It would be churlish not at least to try something that, according to its accompanying literature, can lead to "dramatic improvement in a wide range of conditions such as back pain, neck pain, insomnia, depression, fatigue, digestive problems, weight loss and allergies".
That's a lot of improvement. And so, at home, after a long day at work, and with a strong sense of fatigue and a slightly achy back, I lower my bare torso onto a bed of nails.
And guess what – it bloody hurts. The bed is in fact a thin foam mat large enough to support the back. In place of nails, 230 hard plastic buttons support a total of 6,210 tiny spikes. They couldn't be hammered into wood and don't glint menacingly in the light, but they're really, really sharp. Imagine lying on a table studded with a thousand plastic forks, their prongs sharpened with a file.

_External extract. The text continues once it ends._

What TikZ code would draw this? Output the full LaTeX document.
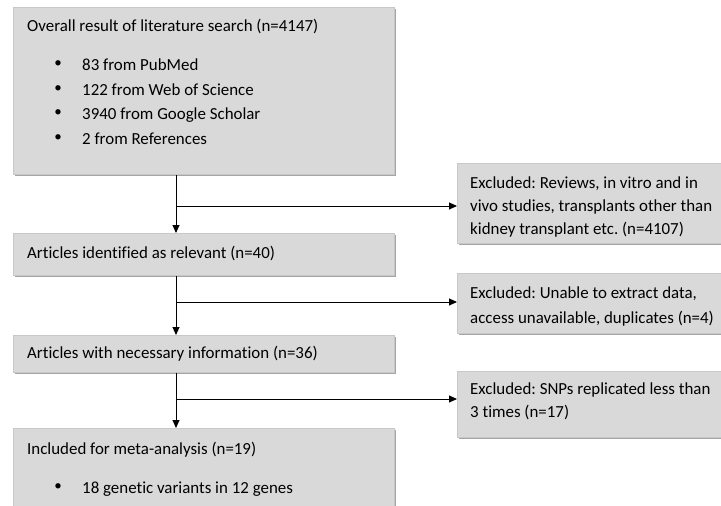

But why would you? The Shakti Mat is the brainchild of a bearded young Swedish chap with a ponytail, called Om Mokshananda. Cursory Googling reveals he was a juggler called Jonathan Hellbom before he found himself in the Himalayan foothills and became a monk. He created the Shakti Mat "with a vision of wholeness and love" and "according to ancient Vedic science, where the ultimate goal is the union of mind, body and spirit in order to promote a long, healthy life, filled with joy".
Attempts to learn more about Mokshananda's vision are thwarted when Rose-Marie Sorokin, who has started importing the mats to Britain and selling them at Shaktimat.co.uk, says the monk is "on a retreat and isn't taking any calls or emails". Of course he isn't. Not a problem, though, because Sorokin is herself a pilates and yoga teacher. She discovered the Shakti Mat when a Swedish friend recommended it. "If I've had a busy day I use it for up to an hour and feel very calm and relaxed," she says. "If I have any tension in my neck or back it will just melt away, and often I'll fall asleep."
Back in my sitting room, my flatmate looks on bemused as I groan on the coffee table a few seconds after lowering my back onto the mat with all the enthusiasm of a burns victim getting into a hot bath. "Initially... contact with the plastic points may be experienced as a little painful," the instructions read. "But this will fade and be replaced by a comfortable heat when the circulation of the blood increases." Sorokin reckons this will take three or four minutes. After approximately 35 seconds, the heat has built up, as advertised, but the pain only builds with it and soon becomes unbearable. I can't decide if it would be more comfortable to be lowered into a poultry-plucking machine or throw myself down a slide lined with sandpaper.
In the eyes of all but the 300,000 yoga enthusiasts who have bought the Shakti mat (yours for £63), the contemporary bed of nails is the preserve of macho circus performers, and also physics lecturers: if packed densely enough, individual nails or spikes exert a force on the skin that is small enough not to break it. To ram that theory home, an assistant sometimes applies a sledgehammer to a board placed over the prone participant.
But the bed of nails has a longer history that might help explain why I appear to be torturing myself on my own coffee table. Sami tribespeople in Scandinavia apparently took naps on thorny juniper branches, while acupuncture, that other great spiky tradition, dates back to ancient China. Centuries ago, Hindu ascetics in India developed the traditional nails-in-wood arrangement. A photograph taken in 1907 by the British photographer Herbert Ponting shows a bearded yogi lounging on alarmingly well-spaced nails as if they were the piles of an oligarch's carpet.
Nail mat fans trace the device's resurgence to 1980s Russia, where a rubber mat studded with drawing pins found its way into pharmacies after reports that it relieved pain.
Scientists in Sweden are now examining the reported benefits of the Shakti treatment, but in the meantime there is scant empirical evidence for its effectiveness. Some suggest a release of endorphines triggered by pain leads to a feeling of well-being that may then lead to other benefits.
Whatever, it still hurts. I try adopting some of the other suggested positions. I lie on my front. Ow! I stick my face on it. Ow! Giving my bare bottom the nail treatment (I'm nothing if not game) triggers nothing more spiritual than a string of curses.
It may well be, I conclude, that beds of nails aren't meant for me. My only other brush with yoga, during a surfing trip to Brazil, ended when miscommunication led to a painfully stifled giggling fit. Sitting cross-legged in a beachside gazebo, the group's earnest instructor, whose forestial eyebrows were distracting enough, invited us to "feel the energy from the earth. Feeeeel it come through the floor and touch your cocks [he meant coccyx] and travel up your colon [spinal column, presumably]."
As I retreat to the soft embrace of my bedsheets, my back still hot and smarting, I fear that, in my case at least, Om Mokshananda's vision may also be lost in translation.